After the popularity spike in gaming videos on YouTube, content creators wanted a solution to be able to have viewers watch them play games live and interact with the streamer. Twitch was one of the best options, just overall being a good platform with good quality video capabilities, and a good chat system. I have myself done livestreams on Twitch, and after using it I would never want to switch. Twitch is one of the top sites for network traffic in the world, I believe. YouTube unveiled a new live streaming capability. On the users end it is a great system. Imagine watching a YouTube video with live comments. However, it isn’t so convenient for the streamer to get their content up. I have personally attempted to do a YouTube livestream, and the only free solutions (mainly Wirecast) didn’t really work properly for me. I find that Twitch has many more good programs that support it. So, that coupled with the fact that Twitch has subscriptions (where you can pay so much per month to the creator, not to be confused with follows which are like YouTube subscriptions), many streamers simply stuck to what works best.

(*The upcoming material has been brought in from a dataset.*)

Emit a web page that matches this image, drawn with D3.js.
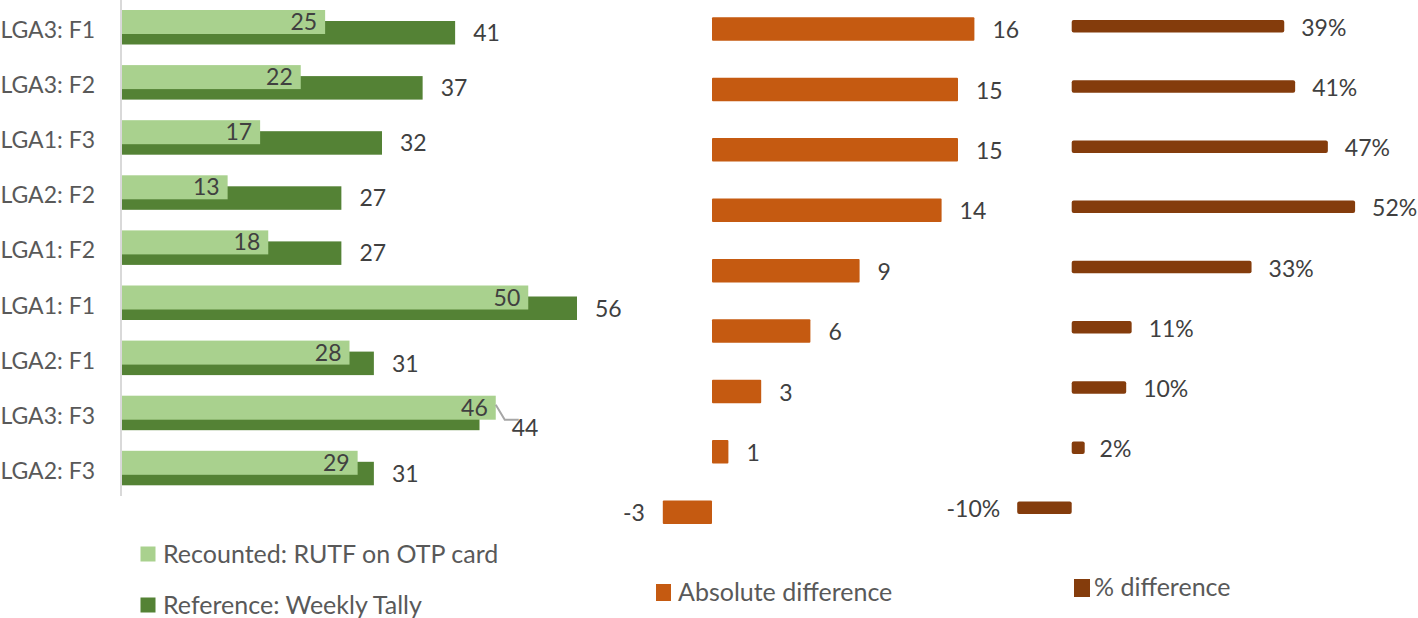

Google noticed this, and, wanting to make their livestreams better, bought Twitch. We are already seeing changes; video on demand content (livestreams saved for later viewing) is now being scanned by a Content ID system similar to YouTube’s. Many people are swarming social media about the matter. Allow me to quote @OfficialFIERCE on Twitter – “I give it about 2 weeks before Google tries to push Google Plus on Twitch TV,” referring to the controversial event in which Google forced all YouTube users to connect their channel to their Google Plus to continue commenting on YouTube videos. I totally agree.
So, where will Twitch end up? Users are skeptical of the outcome of these events, and many have already started searching for a new place for their live content to call a home.